Resend to the mailing list...
On Wed, Jan 18, 2012 at 03:08:35AM +0000, Graham Keeling wrote:
> On Mon, Jan 16, 2012 at 10:25:19PM -0500, Ben Clay wrote:
> > Graham-
> Sorry for the delay in replying.
> > I see on the FAQ that the storage data deduplication has been implemented
> > versions > 1.2.2. Is this within a single client's backup, or across
> > clients? IE, if client A has file X and client B has file X, does burp
> > store just one copy? OR, does it just dedup if client A has two copies of X
> > stored in multiple places?
> It stores a copy for each client, then the 'bedup' process runs (if you
> configure it), finds the duplicates (which can be in the same client, or across
> different clients), and hardlinks them to save space. You can
> deduplicate all clients in this way, or you can put them into groups so that
> only similar clients get deduplicated together.
> You cannot hardlink files across partitions, so if you have two clients on
> different partitions, it won't deduplicate them.
> Reading on to the end, I would assume that this means that you won't be
> able to deduplicate across your per-client qcow2 images. But you can inside
> each individual one.
> > Second and related, in the backup directory structure on the server, I see
> > one top-level directory for each client.
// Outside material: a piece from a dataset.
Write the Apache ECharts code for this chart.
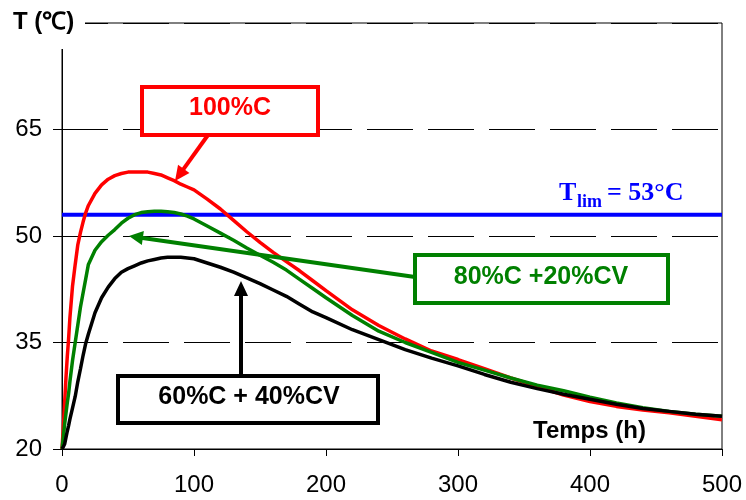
<!DOCTYPE html>
<html>
<head>
<meta charset="utf-8">
<script src="https://cdn.jsdelivr.net/npm/echarts@6/dist/echarts.min.js"></script>
<style>html,body{margin:0;padding:0;background:#fff;}#c{width:746px;height:500px;}</style>
</head>
<body>
<div id="c"></div>
<script>
// ---- data ----
var hours = [0,1,2,3,4,5,6,8,10,12,14,16,18,20,25,30,35,40,45,50,55,60,65,70,75,80,85,90,95,100,110,120,130,140,150,160,170,180,190,200,220,240,260,280,300,320,340,360,380,400,420,440,460,480,500];
var red100 = [20,23,26.5,30,33,35.5,38.5,43,46,48.8,50.5,52,53.3,54.3,56,57.2,58,58.5,58.8,59,59,59,59,58.8,58.6,58.2,57.8,57.3,56.9,56.5,55.2,53.8,52.2,50.6,49.1,47.7,46.4,45.1,43.7,42.3,39.6,37.4,35.5,33.8,32.6,31.3,30.0,28.8,27.6,26.7,26.0,25.5,25.1,24.6,24.1];
var green80 = [20,21.7,23.5,25,26.5,27.8,29.5,32.5,35,37.5,40,42,44,46,48,49.2,50.1,50.9,51.8,52.5,53,53.3,53.4,53.5,53.5,53.4,53.3,53.1,52.8,52.4,51.4,50.4,49.4,48.3,47.3,46.3,45.2,43.9,42.6,41.3,38.8,36.6,35.0,33.6,32.2,31.1,30.0,29.0,28.2,27.3,26.5,25.8,25.3,24.9,24.6];
var black60 = [20,20.3,20.7,21.6,22.5,23.3,24.2,25.8,27.4,29.5,31.3,33.2,34.9,36.2,39.2,41.3,42.8,44,44.9,45.4,45.8,46.2,46.5,46.7,46.9,47,47,47,46.9,46.8,46.2,45.6,44.9,44.1,43.3,42.4,41.5,40.4,39.3,38.5,36.8,35.4,34.0,32.8,31.7,30.5,29.4,28.5,27.7,27.0,26.3,25.7,25.3,24.9,24.6];
var tLimit = 53;
var xTicks = [0,100,200,300,400,500];
var yTicks = [20,35,50,65];
var labels = ["100%C", "80%C +20%CV", "60%C + 40%CV"];

function pairs(ys){ return hours.map(function(h,i){ return [h, ys[i]]; }); }

function arrow(x1,y1,x2,y2,color,w,hl,hw){
  var dx=x2-x1, dy=y2-y1, L=Math.sqrt(dx*dx+dy*dy), ux=dx/L, uy=dy/L;
  var bx=x2-ux*hl, by=y2-uy*hl, px=-uy, py=ux;
  return [
    {type:'line', z:100, shape:{x1:x1,y1:y1,x2:bx+ux*2,y2:by+uy*2}, style:{stroke:color,lineWidth:w}},
    {type:'polygon', z:100, shape:{points:[[x2,y2],[bx+px*hw/2,by+py*hw/2],[bx-px*hw/2,by-py*hw/2]]}, style:{fill:color}}
  ];
}

var font = '"Liberation Sans", Arial, sans-serif';
var serif = '"Liberation Serif", "Times New Roman", serif';
var chart = echarts.init(document.getElementById('c'), null, {renderer:'canvas'});

var graphics = [
  {type:'rect', z:100, shape:{x:50,y:8,width:35,height:41}, style:{fill:'#fff'}},
  {type:'text', z:101, left:13, top:10, style:{text:'T (℃)', font:'bold 24px '+font, fill:'#000'}},
  {type:'text', z:101, left:533, top:419, style:{text:'Temps (h)', font:'bold 24px '+font, fill:'#000'}},
  {type:'text', z:101, left:559, top:180, style:{text:'T', font:'bold 26px '+serif, fill:'#0000ff'}},
  {type:'text', z:101, left:577, top:193, style:{text:'lim', font:'bold 18px '+serif, fill:'#0000ff'}},
  {type:'text', z:101, left:607, top:180, style:{text:'= 53°C', font:'bold 26px '+serif, fill:'#0000ff'}},
  {type:'rect', z:100, shape:{x:142,y:87,width:176,height:48}, style:{fill:'#fff',stroke:'#ff0000',lineWidth:4}},
  {type:'text', z:101, x:230, y:108, style:{text:labels[0], font:'bold 25px '+font, fill:'#ff0000', textAlign:'center', textVerticalAlign:'middle'}},
  {type:'rect', z:100, shape:{x:415,y:255,width:253,height:48}, style:{fill:'#fff',stroke:'#008000',lineWidth:4}},
  {type:'text', z:101, x:541, y:277, style:{text:labels[1], font:'bold 25px '+font, fill:'#008000', textAlign:'center', textVerticalAlign:'middle'}},
  {type:'rect', z:100, shape:{x:118,y:376,width:260,height:47}, style:{fill:'#fff',stroke:'#000',lineWidth:4}},
  {type:'text', z:101, x:249, y:397, style:{text:labels[2], font:'bold 25px '+font, fill:'#000', textAlign:'center', textVerticalAlign:'middle'}}
];
graphics = graphics.concat(arrow(208,135,175,181,'#ff0000',4,15,14));
graphics = graphics.concat(arrow(415,277,129,236,'#008000',4,14,14));
graphics = graphics.concat(arrow(241,376,241,281,'#000',4,15,14));

chart.setOption({
  animation:false,
  backgroundColor:'#fff',
  grid:{left:62,right:24,top:23,bottom:51,show:true,borderColor:'#000',borderWidth:1,backgroundColor:'transparent'},
  xAxis:{type:'value',min:xTicks[0],max:xTicks[xTicks.length-1],interval:100,
    axisLine:{show:true,onZero:false,lineStyle:{color:'#000',width:1}},
    axisTick:{show:true,length:7,lineStyle:{color:'#000'}},
    axisLabel:{fontSize:24,fontFamily:font,color:'#000',margin:24},
    splitLine:{show:false}},
  yAxis:{type:'value',min:20,max:80,interval:15,
    axisLine:{show:true,onZero:false,lineStyle:{color:'#000',width:1}},
    axisTick:{show:true,length:9,lineStyle:{color:'#000'}},
    axisLabel:{fontSize:24,fontFamily:font,color:'#000',margin:20,
      formatter:function(v){ return yTicks.indexOf(v)>=0 ? String(v) : ''; }},
    splitLine:{show:true,lineStyle:{color:'#000',width:1,type:[46,15]}}},
  series:[
    {type:'line',name:'Tlim',data:[[xTicks[0],tLimit],[xTicks[xTicks.length-1],tLimit]],showSymbol:false,lineStyle:{color:'#0000ff',width:4},z:2},
    {type:'line',name:labels[0],data:pairs(red100),showSymbol:false,lineStyle:{color:'#ff0000',width:3.5},z:3},
    {type:'line',name:labels[1],data:pairs(green80),showSymbol:false,lineStyle:{color:'#008000',width:3.5},z:4},
    {type:'line',name:labels[2],data:pairs(black60),showSymbol:false,lineStyle:{color:'#000',width:3.5},z:5}
  ],
  graphic:graphics
});
</script>
</body>
</html>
Are all files for each client
> > contained within its own top-level subdir (ie, no cross links)?
> All the files for each client are contained within its own top level directory
> until you run the deduplicator, at which point, files in one client top level
> directory may be hardlinked to those in another client top level directory.
> Even then, each top level client directory is still self-contained (due to
> the nature of hardlinks).
> > Third, is it possible to get the client name passed to the pre and post
> > scripts? I see the examples in burp-server.conf with static args, but I'd
> > like to know if I can get the current client after it authenticates.
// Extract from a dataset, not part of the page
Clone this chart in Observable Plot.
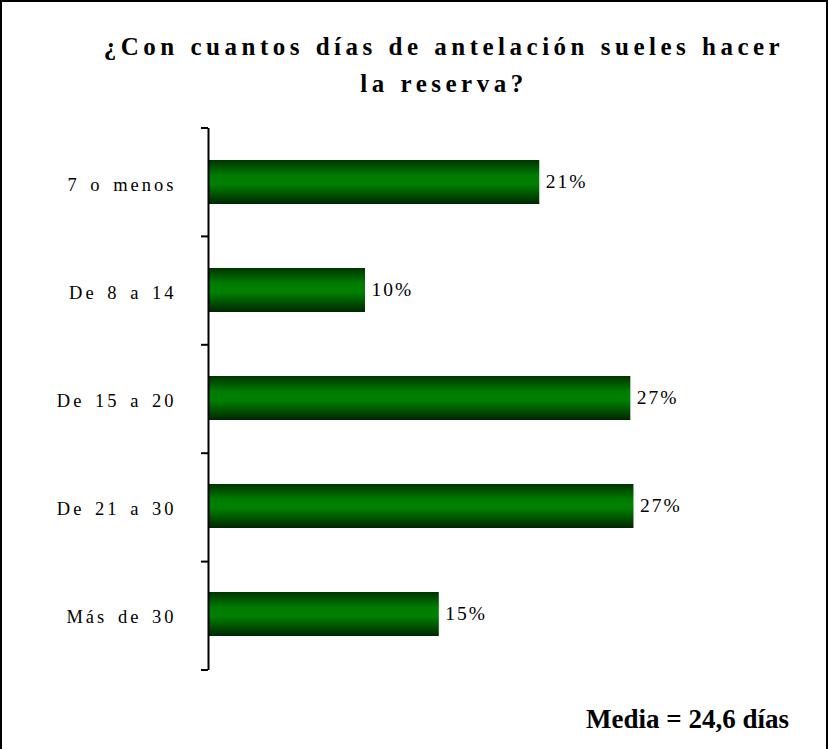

> I assume that you are talking about server side scripts.
> (Reading on to the end confirms that you are).
> It appears to be an oversight that I have not given the server side script
> the client name as a 'reserved' argument. I will fix that soon.
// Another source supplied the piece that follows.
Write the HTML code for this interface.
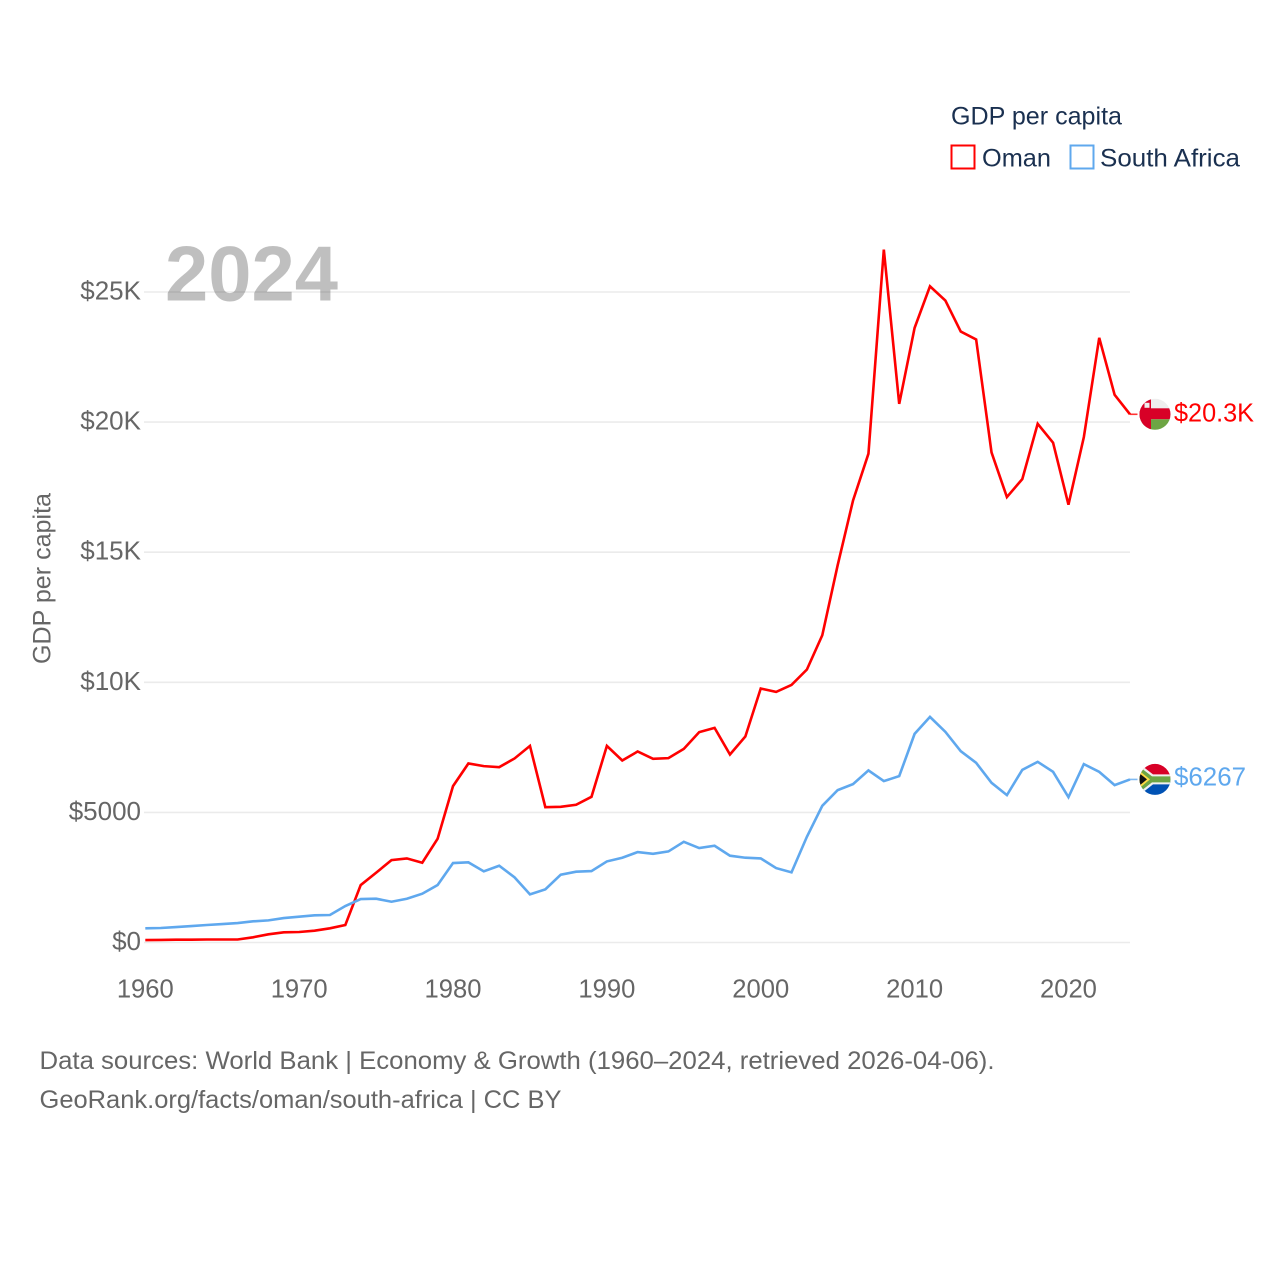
<!DOCTYPE html>
<html lang="en">
<head>
<meta charset="utf-8">
<title>GDP per capita: Oman and South Africa</title>
<style>
html,body{margin:0;padding:0;background:#fff;width:1280px;height:1280px;overflow:hidden}
svg{display:block}
text{font-family:"Liberation Sans",sans-serif}
</style>
</head>
<body>
<svg id="chart" xmlns="http://www.w3.org/2000/svg" width="1280" height="1280" viewBox="0 0 1280 1280">
  <defs>
    <clipPath id="flag-clip"><circle cx="0" cy="0" r="15.5"/></clipPath>
  </defs>
  <g id="grid"></g>
  <g id="y-axis"></g>
  <g id="x-axis"></g>
  <text transform="translate(50.5,578.5) rotate(-90)" text-anchor="middle" font-size="25" fill="#666666" textLength="171" lengthAdjust="spacingAndGlyphs">GDP per capita</text>
  <g id="series"></g>
  <text x="165" y="300.5" font-size="78" font-weight="bold" fill="#000000" fill-opacity="0.25" textLength="173" lengthAdjust="spacingAndGlyphs">2024</text>
  <g id="end-markers"></g>
  <g>
    <text x="951" y="124.5" font-size="25" fill="#1a3050" textLength="171" lengthAdjust="spacingAndGlyphs">GDP per capita</text>
    <g>
      <rect x="951.5" y="145.5" width="23" height="23" fill="#ffffff" stroke="#ff0000" stroke-width="2"/>
      <text x="982" y="166.5" font-size="25" fill="#1a3050" textLength="69" lengthAdjust="spacingAndGlyphs">Oman</text>
    </g>
    <g>
      <rect x="1070.5" y="145.5" width="23" height="23" fill="#ffffff" stroke="#5fa8ee" stroke-width="2"/>
      <text x="1100" y="166.5" font-size="25" fill="#1a3050" textLength="140" lengthAdjust="spacingAndGlyphs">South Africa</text>
    </g>
  </g>
  <g>
    <text x="39.5" y="1069" font-size="25" fill="#666666" textLength="955" lengthAdjust="spacingAndGlyphs">Data sources: World Bank | Economy &amp; Growth (1960–2024, retrieved 2026-04-06).</text>
    <text x="39.5" y="1108" font-size="25" fill="#666666" textLength="522" lengthAdjust="spacingAndGlyphs">GeoRank.org/facts/oman/south-africa | CC BY</text>
  </g>
</svg>
<script>
const startYear = 1960;
const xTickYears = [1960, 1970, 1980, 1990, 2000, 2010, 2020];
const xTickLabels = ["1960", "1970", "1980", "1990", "2000", "2010", "2020"];
const yTickValues = [0, 5000, 10000, 15000, 20000, 25000];
const yTickLabels = ["$0", "$5000", "$10K", "$15K", "$20K", "$25K"];
const omanValues = [
  95, 97, 110, 110, 115, 115, 115, 200, 315, 390,
  403, 453, 545, 672, 2208, 2680, 3168, 3232, 3065, 3990,
  6010, 6880, 6778, 6740, 7073, 7557, 5203, 5215, 5292, 5600,
  7557, 6996, 7340, 7058, 7085, 7443, 8083, 8250, 7226, 7917,
  9760, 9632, 9900, 10490, 11808, 14500, 16990, 18785, 26630, 20700,
  23620, 25220, 24670, 23480, 23175, 18835, 17120, 17810, 19935, 19207,
  16827, 19423, 23240, 21050, 20300
];
const southAfricaValues = [
  545, 557, 595, 633, 672, 710, 748, 813, 851, 940,
  991, 1043, 1056, 1402, 1670, 1682, 1567, 1682, 1874, 2208,
  3053, 3080, 2734, 2950, 2503, 1850, 2042, 2604, 2720, 2745,
  3116, 3258, 3475, 3410, 3500, 3870, 3630, 3718, 3335, 3258,
  3232, 2860, 2695, 4063, 5253, 5856, 6086, 6612, 6202, 6394,
  8018, 8670, 8095, 7354, 6905, 6137, 5664, 6636, 6943, 6559,
  5587, 6855, 6559, 6048, 6267
];
const endLabels = ["$20.3K", "$6267"];

const NS = "http://www.w3.org/2000/svg";
function xScale(year) { return 145.3 + (year - 1960) * (1130 - 145.3) / 64; }
function yScale(value) { return 942.5 - value * (942.5 - 292) / 25000; }
function make(tag, attrs, parent) {
  const el = document.createElementNS(NS, tag);
  for (const k in attrs) el.setAttribute(k, attrs[k]);
  parent.appendChild(el);
  return el;
}

const grid = document.getElementById("grid");
const yAxis = document.getElementById("y-axis");
yTickValues.forEach(function (v, i) {
  const line = make("line", { x1: 144, x2: 1130, y1: yScale(v), y2: yScale(v), stroke: "#ebebeb", "stroke-width": 1.6 }, grid);
  
  
  const label = make("text", { x: 141, y: yScale(v) + 7.5, "text-anchor": "end", "font-size": 26, fill: "#666666" }, yAxis);
  label.textContent = yTickLabels[i];
  
  
});

const xAxis = document.getElementById("x-axis");
xTickYears.forEach(function (yr, i) {
  const label = make("text", { x: xScale(yr), y: 997.5, "text-anchor": "middle", "font-size": 25.6, fill: "#666666" }, xAxis);
  label.textContent = xTickLabels[i];
  
  
});

const seriesGroup = document.getElementById("series");
function drawLine(values, color) {
  const pts = values.map(function (v, i) { return xScale(startYear + i).toFixed(2) + "," + yScale(v).toFixed(2); }).join(" ");
  return make("polyline", { points: pts, fill: "none", stroke: color, "stroke-width": 2.6, "stroke-linejoin": "miter", "stroke-miterlimit": 4 }, seriesGroup);
}
const omanLine = drawLine(omanValues, "#ff0000");


const saLine = drawLine(southAfricaValues, "#5fa8ee");



const markers = document.getElementById("end-markers");
const lastYear = startYear + omanValues.length - 1;
const endX = xScale(lastYear);

function endMarker(value, color) {
  const y = yScale(value);
  const stub = make("line", { x1: endX, x2: endX + 7.5, y1: y, y2: y, stroke: color, "stroke-width": 1.6, "stroke-opacity": 0.8 }, markers);
  
  
  const g = make("g", { transform: "translate(" + (endX + 25) + "," + y + ")" }, markers);
  return g;
}

// Oman flag and label
const omanY = yScale(omanValues[omanValues.length - 1]);
const omanFlag = endMarker(omanValues[omanValues.length - 1], "#ff0000");


const omanClip = make("g", { "clip-path": "url(#flag-clip)" }, omanFlag);
make("rect", { x: -16, y: -16, width: 32, height: 10, fill: "#eeeeee" }, omanClip);
make("rect", { x: -16, y: -6, width: 32, height: 11, fill: "#d80027" }, omanClip);
make("rect", { x: -16, y: 5, width: 32, height: 11, fill: "#6da544" }, omanClip);
make("rect", { x: -16, y: -16, width: 12, height: 32, fill: "#d80027" }, omanClip);
make("rect", { x: -10.5, y: -11.5, width: 5, height: 5, fill: "#eeeeee" }, omanClip);
const omanLabel = make("text", { x: endX + 44, y: omanY + 7, "font-size": 25.6, fill: "#ff0000", textLength: 80, lengthAdjust: "spacingAndGlyphs" }, markers);
omanLabel.textContent = endLabels[0];



// South Africa flag and label
const saY = yScale(southAfricaValues[southAfricaValues.length - 1]);
const saFlag = endMarker(southAfricaValues[southAfricaValues.length - 1], "#5fa8ee");


const saClip = make("g", { "clip-path": "url(#flag-clip)" }, saFlag);
make("rect", { x: -16, y: -16, width: 32, height: 16, fill: "#d80027" }, saClip);
make("rect", { x: -16, y: 0, width: 32, height: 16, fill: "#0052b4" }, saClip);
make("path", { d: "M-16,-16 L-2,-5 L16,-5 L16,5 L-2,5 L-16,16 Z", fill: "#f0f0f0" }, saClip);
make("path", { d: "M-16,-13 L-3,-3 L16,-3 L16,3 L-3,3 L-16,13 Z", fill: "#6da544" }, saClip);
make("path", { d: "M-16,-9 L-5,0 L-16,9 Z", fill: "#ffda44" }, saClip);
make("path", { d: "M-16,-6.5 L-8,0 L-16,6.5 Z", fill: "#111111" }, saClip);
const saLabel = make("text", { x: endX + 44, y: saY + 6, "font-size": 25.6, fill: "#5fa8ee", textLength: 72, lengthAdjust: "spacingAndGlyphs" }, markers);
saLabel.textContent = endLabels[1];


</script>
</body>
</html>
> > I am using greyhole (http://www.greyhole.net/) to do JBOD concatenation and
> > would like to use burp on top of it, but it's not playing nice with burp's
> > soft and hard links (since greyhole relies completely on soft links of its
> > own). I was thinking about creating a qcow2 image file for each client, and
> > using server_script_pre and server_script_post to mount / unmount the given
> > client's image when it connects. IE:
> > backup_dir
> > |-- clientA -> on-demand mountpoint for /greyhole/share/path/clientA.qcow2
> > |-- clientB -> on-demand mountpoint for /greyhole/share/path/clientB.qcow2
> > |-- clientC -> on-demand mountpoint for /greyhole/share/path/clientC.qcow2
> > The on-demand mount / unmount is necessary for greyhole to perform its own
> > balance/duplication tasks, since it risks corruption if it moves open files.
> > Qcow2 will grow in size as burp adds more files, up to some max which I
> > would set very high (ie 16TB for ext4 with 4k blocks).
> > I can trivially script this up (I can even provide a how-to if you're
> > interested) but I need the above questions answered RE: burp server.
> What is the reason for having individual qcow2 images instead of one big
> one? Is it to restrict the space that each client uses?
> Give me a day or so, and I can fix the passing the client name to the server
> script, and you should be able to try this out, if you are still interested.
> It is very simple, but it needs me to get some spare time.